What is Data Mining? (from my book)
Data mining is the process of exploring data to find the patterns and relationships that describe the data and to predict the unknown or future values of the data. The key value of data mining is the ability to understand why some things happened in the past and the ability to predict what will happen in the future. To refer to predicting the future with regard to data mining, some people use the term forecasting, and some call it predictive analytics. On the other hand, when data mining is used to explain the current or past situation, it is called descriptive modeling, descriptive analytics, or knowledge discovery.

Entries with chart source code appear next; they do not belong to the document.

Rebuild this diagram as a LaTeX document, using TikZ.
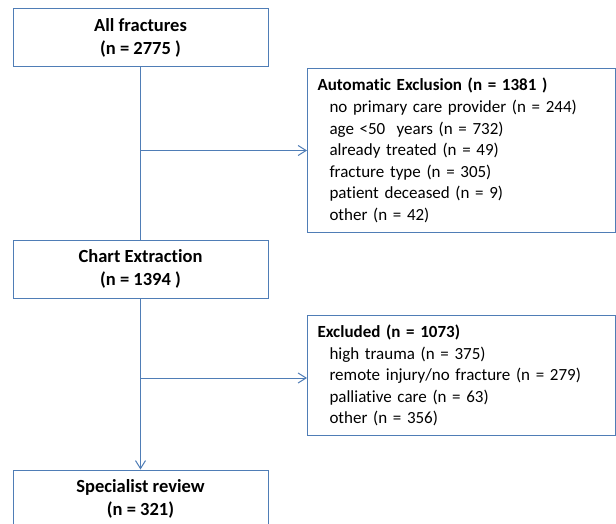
\documentclass[tikz,border=0pt]{standalone}
\usepackage{fontspec}
\setmainfont{Carlito}[Ligatures=NoCommon]
\usetikzlibrary{arrows.meta,positioning}
\definecolor{boxblue}{RGB}{79,125,182}

\begin{document}
\begin{tikzpicture}[x=1pt,y=-1pt,
    >={Straight Barb[length=8pt,width=10pt]},
    box/.style={draw=boxblue, line width=1pt, minimum width=255pt, minimum height=58pt,
        inner sep=0pt, align=center, font=\fontsize{18.5}{23}\selectfont\bfseries},
    exclbox/.style={draw=boxblue, line width=1pt, anchor=north west, inner xsep=10pt,
        inner ysep=0pt, text width=288pt, align=left, font=\fontsize{17}{21.6}\selectfont},
    flow/.style={draw=boxblue, line width=1pt}]
    \clip (0,0) rectangle (616,524);
    \node [box]                              (all)   at (140.5,37.5) {All fractures\\(n = 2775 )};
    \node [box]                              (chart) at (140.5,269)  {Chart Extraction\\(n = 1394 )};
    \node [box]                              (spec)  at (140.5,499)  {Specialist review\\(n = 321)};
    \node [exclbox, minimum height=164pt]    (auto)  at (307,68) {\textbf{Automatic Exclusion (n = 1381 )}\\
        \hspace*{12pt}no primary care provider (n = 244)\\
        \hspace*{12pt}age <50~ years (n = 732)\\
        \hspace*{12pt}already treated (n = 49)\\
        \hspace*{12pt}fracture type (n = 305)\\
        \hspace*{12pt}patient deceased (n = 9)\\
        \hspace*{12pt}other (n = 42)};
    \node [exclbox, minimum height=120pt]    (excl)  at (307,315) {\textbf{Excluded (n = 1073)}\\
        \hspace*{12pt}high trauma (n = 375)\\
        \hspace*{12pt}remote injury/no fracture (n = 279)\\
        \hspace*{12pt}palliative care (n = 63)\\
        \hspace*{12pt}other (n = 356)};
    \coordinate (s1) at (all.south |- auto.west);
    \coordinate (s2) at (140.5,378);
    \coordinate (e2) at (excl.west |- s2);
    \draw [flow] (all) -- (chart);
    \draw [flow, ->] (chart) -- (spec);
    \draw [flow, ->] (s1) -- (auto.west);
    \draw [flow, ->] (s2) -- (e2);
\end{tikzpicture}
\end{document}
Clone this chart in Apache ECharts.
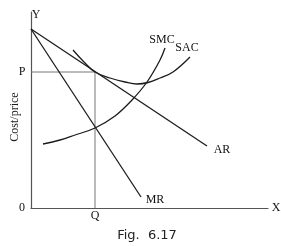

Implementing data mining in the business is growing by the day, both through descriptive and predictive analytics. Using data mining, we can find the correlation between purchase patterns and customer demographics. For example, in our Amadeus Entertainment case study, we can find whether there is a relation between the sales of a music product type and the customer interest or occupation. In the financial services industry, data mining is traditionally used for credit scoring, for example, to predict the ability and willingness to pay the loan based on (each country has different factors) payment behavior, past delinquency, current debt, credit history, number of inquiries, address, bankruptcies filed, and customer demography.
In business intelligence, popular applications of data mining are for fraud detection (credit card industry), forecasting and budgeting (finance), cellular/mobile package development by analyzing call patterns (telecommunication industry), market basket analysis (retail industry), customer risk profiling (insurance industry), usage monitoring (energy and utilities), and machine service times (manufacturing industry).